Откуда у моей жены явилась эта уверенность, что её имя – самое обычное, православное, и даже есть в святцах, – я знал.
На самом деле ни в каких святцах ничего похожего нет и в помине, а происхождение её странного имени с православием уж тем более не имеет ничего общего.
В жизни нам с ней иногда (хотя и не так уж часто) встречались женщины, носившие имя «Слава». Но в одном случае это была «Станислава», в другом – «Бронислава». А она была – просто «Слава». Слава Петровна. И это в самом деле было странное имя: Александр Исаевич был прав.

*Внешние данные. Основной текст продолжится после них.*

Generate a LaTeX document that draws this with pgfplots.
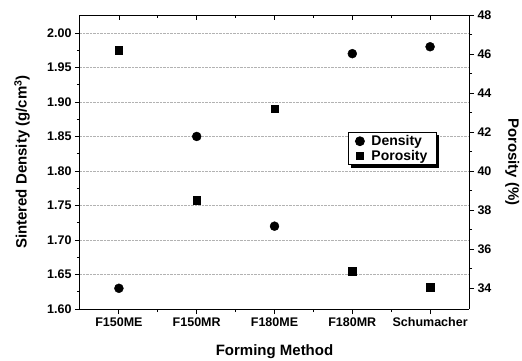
\documentclass[border=0pt]{standalone}
\usepackage{fontspec}
\setmainfont{Liberation Sans}
\usepackage{pgfplots}
\pgfplotsset{compat=1.18}
\usetikzlibrary{shadows}
\begin{document}
\begin{tikzpicture}
\pgfplotsset{
  every axis/.append style={
    width=389pt, height=294pt, scale only axis,
    xmin=-0.5, xmax=4.5,
    /pgf/number format/assume math mode=true,
    tick label style={font=\fontsize{12.5}{14}\selectfont\bfseries},
    label style={font=\fontsize{15}{17}\selectfont\bfseries},
    axis line style={line width=1pt},
    tick style={black, line width=0.8pt},
    major tick length=5pt, minor tick length=3pt,
    tick align=outside,
  }
}
\begin{axis}[name=main,
  axis y line*=left,
  ymin=1.60, ymax=2.026,
  ytick={1.60,1.65,1.70,1.75,1.80,1.85,1.90,1.95,2.00},
  yticklabel style={/pgf/number format/fixed, /pgf/number format/fixed zerofill, /pgf/number format/precision=2},
  minor y tick num=1,
  ymajorgrids, grid style={densely dotted, gray!60, line width=0.5pt},
  xtick={0,1,2,3,4}, xticklabels={F150ME,F150MR,F180ME,F180MR,Schumacher},
  minor x tick num=1,
  xtick pos=bottom,
  xlabel={Forming Method},
  ylabel={Sintered Density (g/cm$^{\mathbf{3}}$)},
  ylabel style={at={(axis description cs:-0.149,0.5)}, anchor=center},
  xlabel style={at={(axis description cs:0.5,-0.146)}, anchor=center},
]
\addplot[only marks, mark=*, black, mark size=4.5pt] coordinates {
  (0,1.63) (1,1.85) (2,1.72) (3,1.97) (4,1.98)
};
\end{axis}
\begin{axis}[
  axis y line*=right, axis x line*=top,
  ymin=32.92, ymax=48,
  ytick={34,36,38,40,42,44,46,48},
  minor y tick num=1,
  xtick={0,1,2,3,4}, xticklabels={}, minor x tick num=1,
  xtick align=inside,
  ylabel={Porosity (\%)},
  ylabel style={at={(axis description cs:1.111,0.5)}, anchor=center, rotate=180},
  legend style={at={(0.689,0.602)}, anchor=north west, draw=black, line width=0.8pt,
    fill=white, font=\fontsize{14}{16}\selectfont\bfseries,
    drop shadow={shadow xshift=3pt, shadow yshift=-3pt, fill=black, opacity=1},
    row sep=-1pt, inner ysep=1pt, inner xsep=7pt,
    /tikz/every odd column/.append style={column sep=5pt}},
  legend cell align=left,
]
\addlegendimage{only marks, mark=*, black, mark size=4.5pt}
\addlegendentry{Density}
\addplot[only marks, mark=square*, black, mark size=3.75pt] coordinates {
  (0,46.2) (1,38.5) (2,43.2) (3,34.85) (4,34.05)
};
\addlegendentry{Porosity}
\end{axis}
\pgfresetboundingbox
\path[use as bounding box] ([xshift=-80pt,yshift=-51pt]main.south west) rectangle ++(522pt,360pt);
\end{tikzpicture}
\end{document}
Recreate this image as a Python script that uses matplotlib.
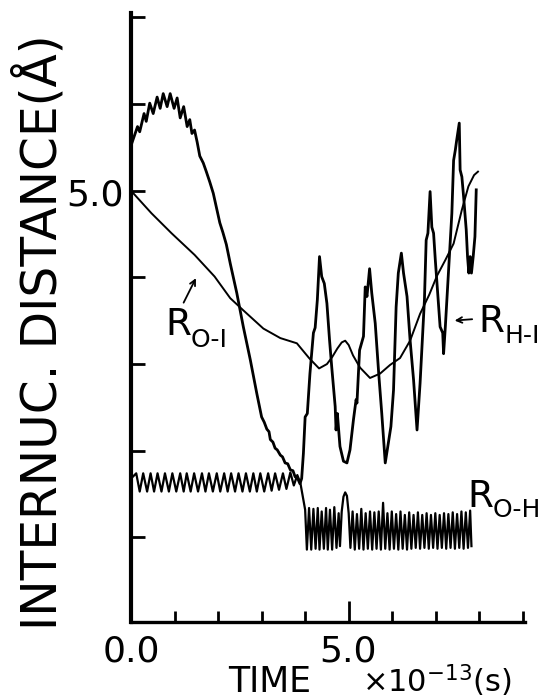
import matplotlib
matplotlib.use("Agg")
import matplotlib.pyplot as plt

# R_O-I : smooth O-I distance
t_oi = [0.00, 0.47, 0.93, 1.46, 1.92, 2.28, 2.58, 3.04, 3.43, 3.81, 4.09, 4.32,
        4.50, 4.62, 4.74, 4.84, 4.92, 5.00, 5.10, 5.26, 5.49, 5.72, 5.95, 6.18,
        6.41, 6.64, 6.85, 7.03, 7.22, 7.41, 7.60, 7.75, 7.88, 7.97]
r_oi = [5.00, 4.74, 4.51, 4.26, 4.01, 3.76, 3.62, 3.41, 3.30, 3.24, 3.07, 2.95,
        3.00, 3.08, 3.18, 3.25, 3.27, 3.22, 3.10, 2.96, 2.84, 2.89, 2.99, 3.07,
        3.27, 3.58, 3.80, 4.02, 4.20, 4.39, 4.78, 5.05, 5.18, 5.22]

# R_H-I : big oscillating H-I distance
t_hi = [0.00, 0.15, 0.20, 0.30, 0.35, 0.43, 0.51, 0.60, 0.67, 0.74, 0.83, 0.90,
        0.99, 1.06, 1.13, 1.21, 1.29, 1.35, 1.40, 1.46, 1.52, 1.58, 1.66, 1.73,
        1.81, 1.89, 1.96, 2.04, 2.11, 2.19, 2.28, 2.43, 2.58, 2.74, 2.89, 3.00,
        3.06, 3.12, 3.17, 3.20, 3.26, 3.31, 3.36, 3.43, 3.48, 3.54, 3.60, 3.66,
        3.72, 3.77, 3.83, 3.88, 3.92, 3.96, 4.00, 4.05, 4.11, 4.19, 4.23, 4.28,
        4.33, 4.38, 4.44, 4.50, 4.56, 4.61, 4.69, 4.71, 4.74, 4.80, 4.88, 4.96,
        5.03, 5.11, 5.17, 5.19, 5.25, 5.34, 5.38, 5.42, 5.48, 5.53, 5.61, 5.69,
        5.76, 5.80, 5.84, 5.92, 5.97, 6.03, 6.09, 6.14, 6.21, 6.26, 6.34, 6.41,
        6.49, 6.57, 6.64, 6.74, 6.78, 6.82, 6.87, 6.91, 6.95, 6.99, 7.05, 7.10,
        7.16, 7.18, 7.22, 7.30, 7.37, 7.41, 7.45, 7.48, 7.54, 7.56, 7.60, 7.64,
        7.70, 7.73, 7.76, 7.79, 7.82, 7.86, 7.90, 7.93]
r_hi = [5.52, 5.74, 5.68, 5.89, 5.80, 6.01, 5.89, 6.08, 5.95, 6.12, 5.97, 6.12,
        5.95, 6.07, 5.84, 5.97, 5.74, 5.82, 5.66, 5.70, 5.56, 5.40, 5.32, 5.22,
        5.10, 4.97, 4.81, 4.63, 4.52, 4.38, 4.16, 3.82, 3.43, 3.05, 2.66, 2.39,
        2.33, 2.25, 2.22, 2.13, 2.10, 2.03, 2.01, 1.95, 1.93, 1.86, 1.85, 1.78,
        1.77, 1.70, 1.68, 1.62, 1.68, 1.97, 2.39, 2.43, 2.89, 3.36, 3.42, 3.74,
        4.24, 4.01, 3.93, 3.70, 3.28, 2.97, 2.51, 2.24, 2.43, 2.05, 1.88, 1.86,
        2.01, 2.36, 2.59, 2.55, 3.16, 3.32, 3.89, 3.78, 4.10, 3.82, 3.47, 2.89,
        2.43, 2.15, 1.86, 2.12, 2.28, 2.70, 3.66, 4.05, 4.28, 4.05, 3.78, 3.28,
        2.82, 2.24, 2.78, 3.74, 4.43, 4.51, 4.99, 4.58, 4.51, 4.20, 3.78, 3.43,
        3.36, 3.12, 3.43, 4.12, 4.74, 5.35, 5.47, 5.58, 5.78, 5.24, 5.16, 4.93,
        4.55, 4.24, 4.05, 4.24, 4.05, 4.24, 4.47, 5.01]

# R_O-H : fast O-H vibration
t_oh = [0.00, 0.12, 0.20, 0.28, 0.37, 0.45, 0.53, 0.61, 0.70, 0.78, 0.87, 0.95,
        1.04, 1.13, 1.21, 1.28, 1.37, 1.45, 1.54, 1.63, 1.71, 1.79, 1.88, 1.97,
        2.05, 2.14, 2.22, 2.30, 2.39, 2.47, 2.56, 2.64, 2.73, 2.81, 2.89, 2.97,
        3.06, 3.15, 3.23, 3.31, 3.40, 3.49, 3.57, 3.66, 3.74, 3.82, 3.89, 3.96,
        4.00, 4.04, 4.09, 4.14, 4.19, 4.24, 4.29, 4.33, 4.38, 4.43, 4.48, 4.52,
        4.57, 4.62, 4.67, 4.72, 4.77, 4.80, 4.84, 4.88, 4.92, 4.96, 5.00, 5.04,
        5.09, 5.14, 5.19, 5.24, 5.29, 5.34, 5.39, 5.44, 5.49, 5.54, 5.59, 5.64,
        5.69, 5.74, 5.79, 5.84, 5.89, 5.94, 5.99, 6.04, 6.09, 6.14, 6.19, 6.24,
        6.29, 6.34, 6.39, 6.44, 6.49, 6.54, 6.59, 6.64, 6.69, 6.74, 6.79, 6.84,
        6.89, 6.94, 6.99, 7.04, 7.09, 7.14, 7.19, 7.24, 7.29, 7.34, 7.39, 7.44,
        7.49, 7.54, 7.59, 7.64, 7.69, 7.74, 7.79, 7.82]
r_oh = [1.68, 1.74, 1.53, 1.74, 1.53, 1.74, 1.53, 1.74, 1.53, 1.74, 1.53, 1.74,
        1.53, 1.74, 1.53, 1.74, 1.53, 1.74, 1.53, 1.74, 1.53, 1.74, 1.53, 1.74,
        1.53, 1.74, 1.53, 1.74, 1.53, 1.74, 1.53, 1.74, 1.53, 1.74, 1.53, 1.74,
        1.53, 1.74, 1.54, 1.74, 1.55, 1.74, 1.56, 1.75, 1.60, 1.72, 1.63, 1.43,
        1.32, 0.86, 1.34, 0.86, 1.33, 0.87, 1.34, 0.86, 1.30, 0.87, 1.34, 0.86,
        1.32, 0.86, 1.35, 0.88, 1.28, 0.90, 1.30, 1.47, 1.52, 1.48, 1.28, 0.88,
        1.30, 0.86, 1.27, 0.87, 1.33, 0.86, 1.28, 0.87, 1.30, 0.86, 1.29, 0.87,
        1.30, 0.86, 1.40, 0.87, 1.28, 0.86, 1.30, 0.87, 1.27, 0.86, 1.30, 0.87,
        1.26, 0.86, 1.29, 0.87, 1.26, 0.88, 1.29, 0.87, 1.26, 0.88, 1.28, 0.87,
        1.26, 0.88, 1.28, 0.87, 1.26, 0.88, 1.28, 0.87, 1.27, 0.88, 1.29, 0.87,
        1.27, 0.88, 1.30, 0.87, 1.29, 0.88, 1.31, 0.90]

x_major = [0.0, 5.0]
x_minor = [1, 2, 3, 4, 6, 7, 8, 9]
y_ticks = [1, 2, 3, 4, 5, 6, 7]

plt.rcParams['font.family'] = ['DejaVu Sans']
plt.rcParams['mathtext.fontset'] = 'dejavusans'

W, H = 552, 700
fig = plt.figure(figsize=(W / 100, H / 100), dpi=100)
ax = fig.add_axes([131 / W, 78 / H, 394 / W, 609 / H])


def fx(x, y):
    return x / W, 1 - y / H


ax.plot(t_oi, r_oi, color='black', lw=1.4)
ax.plot(t_hi, r_hi, color='black', lw=2.0)
ax.plot(t_oh, r_oh, color='black', lw=1.6)

ax.set_xlim(0, 9.05)
ax.set_ylim(0.025, 7.05)
for s in ['top', 'right']:
    ax.spines[s].set_visible(False)
ax.spines['left'].set_linewidth(3)
ax.spines['bottom'].set_linewidth(2.4)

ax.set_xticks(x_major)
ax.set_xticklabels([])
ax.set_xticks(x_minor, minor=True)
ax.tick_params(axis='x', which='major', direction='in', length=15, width=2)
ax.tick_params(axis='x', which='minor', direction='in', length=8, width=2)
ax.set_yticks(y_ticks)
ax.set_yticklabels([])
ax.tick_params(axis='y', direction='in', length=10, width=2)

fs = 26
fig.text(*fx(131, 662), '0.0', fontsize=fs, ha='center', va='baseline')
fig.text(*fx(348, 661), '5.0', fontsize=fs, ha='center', va='baseline')
fig.text(*fx(124, 205), '5.0', fontsize=fs, ha='right', va='baseline')
fig.text(*fx(228, 692), 'TIME', fontsize=25, ha='left', va='baseline')
fig.text(*fx(362, 692), r'$\mathregular{\times10^{-13}}$(s)', fontsize=22,
         ha='left', va='baseline')
fig.text(*fx(40, 332), 'INTERNUC. DISTANCE(Å)', fontsize=35, rotation=90,
         ha='center', va='center')

# curve labels: big R plus smaller subscript
rs, ss = 27, 18
ax.text(0.78, 3.34, 'R', fontsize=rs, ha='left', va='baseline')
ax.text(1.36, 3.20, 'O-I', fontsize=ss, ha='left', va='baseline')
ax.annotate('', xy=(1.52, 4.02), xytext=(1.18, 3.68),
            arrowprops=dict(arrowstyle='->', lw=1.3, color='black'))
ax.text(7.98, 3.37, 'R', fontsize=rs, ha='left', va='baseline')
ax.text(8.57, 3.24, 'H-I', fontsize=ss, ha='left', va='baseline')
ax.annotate('', xy=(7.37, 3.50), xytext=(7.90, 3.52),
            arrowprops=dict(arrowstyle='->', lw=1.3, color='black'))
ax.text(7.72, 1.35, 'R', fontsize=rs, ha='left', va='baseline')
ax.text(8.31, 1.24, 'O-H', fontsize=ss, ha='left', va='baseline')

fig.savefig('out.png', dpi=100, facecolor='white')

Странность же объяснялась просто.
Отец моей жены – Петр Иванович – был человек, мягко говоря, неординарный. Попросту говоря, – шальной. Будущая моя жена только ещё должна была – со дня на день – явиться на свет, а он уже растрезвонил всем своим друзьям-приятелям, что у него родился сын, которого назвали Слава. И когда вместо сына родилась дочь, деваться ему было уже некуда: вот так она и стала – и осталась – Славой.
Некоторая необычность этого её имени не то чтобы сильно её тяготила, но все-таки досаждала, вынуждая время от времени отвечать на этот, порядком уже поднадоевший ей вопрос: «Слава? Что за странное имя?» Был даже такой случай: в разгар космополитизма какая-то соседка поинтересовалась у моей тёщи: «С чего бы это, интересно знать, вы дали своей дочери еврейское имя?»
На подозрения соседей в её тайном еврействе моей жене было наплевать. Но не объяснять же каждому подробно про оригинала-отца.
А у нас в Литинституте, где я учился, была преподавательница марксизма-ленинизма – Слава Владимировна Щирина. Тоже – не Святослава и не Бронислава, а просто – Слава. И однажды я у неё спросил, откуда у неё такое имя. И она ответила: «Самое обыкновенное православное имя, есть в святцах», – о чем я тут же сообщил своей жене.